Il n'y a jamais eu d'équivalence entre zones tampon et zones kurdes, quels que soient les projets de délimitation qui ont pu nous être présentés. Aux yeux du PYD, l'objectif de la Turquie a toujours été de contrôler les cantons kurdes. Cette vision me paraît contestable, car les Turcs veulent limiter leur exposition dans une telle zone. Aujourd'hui, le tracé de la zone envisagé par le gouvernement épouse celui de la frontière et du 36éme parallèle. Le PYD n'avait aucune envie de voir la Turquie voler à son secours à Kobané, car cela aurait symbolisé une prise de contrôle turc d'un territoire sur lequel les Kurdes ont réussi à instaurer une forme de souveraineté, même limitée.
Je n'ai pas évoqué l'assassinat des trois militants du PKK, car il commence à dater ; une procédure judiciaire est en cours dont je ne suis, évidemment, pas tenu informé en raison du secret de l'instruction. Si certains soupçons, évoqués par la presse, concernent l'implication possible des services secrets turcs, je n'arrive toutefois pas à comprendre pourquoi le gouvernement turc aurait commandité ce meurtre en plein processus de paix, alors même qu'il n'a pas procédé à de telles actions à l'étranger dans les périodes les plus dures du conflit avec le PKK.
Les frontières turques sont poreuses – surtout celle avec l'Irak que la Turquie n'a jamais réussi à complètement contrôler à cause du relief. L'une des forces du PKK est de bénéficier de bases arrière dans le nord de l'Irak. La contrebande a toujours existé, mais des efforts importants ont été opérés pour que le trafic de pétrole diminue, et l'on ne peut pas parler de complicité turque en la matière.
La France a développé des vues convergentes avec la Turquie sur le conflit syrien et, notamment, sur la nécessité du départ de M. el-Assad. Cette logique ne nous a pas empêchés de marquer l'absence de lisibilité de la stratégie turque sur Kobané. La chute de cette ville serait un symbole comme l'a été le martyr de Guernica pendant la guerre d'Espagne, et l'on doit tout entreprendre pour l'éviter.
Il y a quinze ans, la laïcité turque était antireligieuse et relativement brutale. Le gouvernement de M. Erdoğan a procédé à une normalisation de la place de l'islam dans la société qui n'a pas posé de problème jusqu'en 2011. Depuis cette date et le retrait des militaires du jeu politique, certains milieux en Turquie considèrent que le curseur va trop loin dans l'autre sens.

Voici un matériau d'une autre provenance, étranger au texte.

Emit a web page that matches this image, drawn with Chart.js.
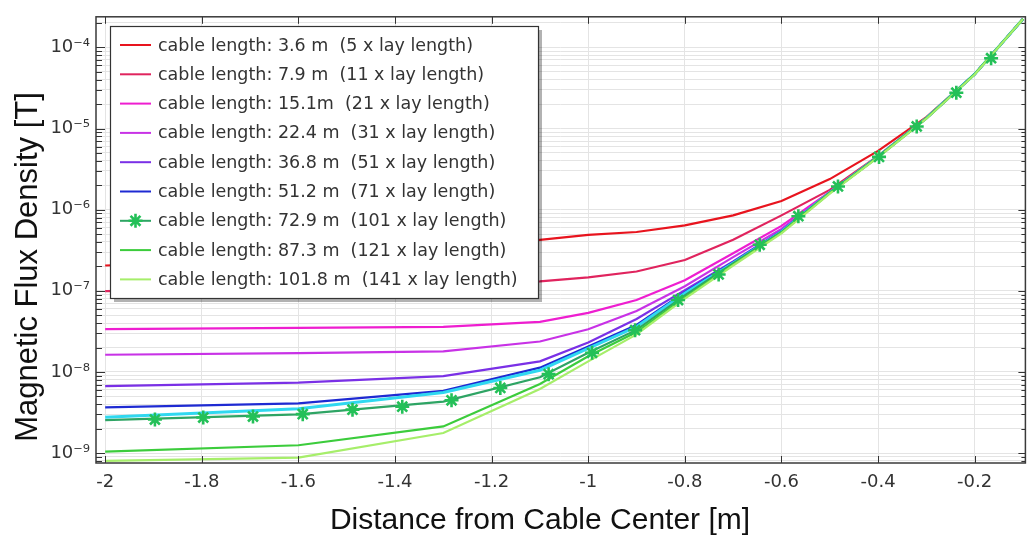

Cette peur, réelle, est-elle fondée ? Il est difficile de répondre à cette question ; l'autorisation du port du voile à l'école dès neuf ans peut constituer une pression sur les filles, mais elle incitera également certaines familles du sud-est anatolien à envoyer leurs filles à l'école. Au total, il convient d'être vigilant, mais il faut comprendre que la situation précédente n'était ni normale ni démocratique, même si elle nous paraissait plus familière.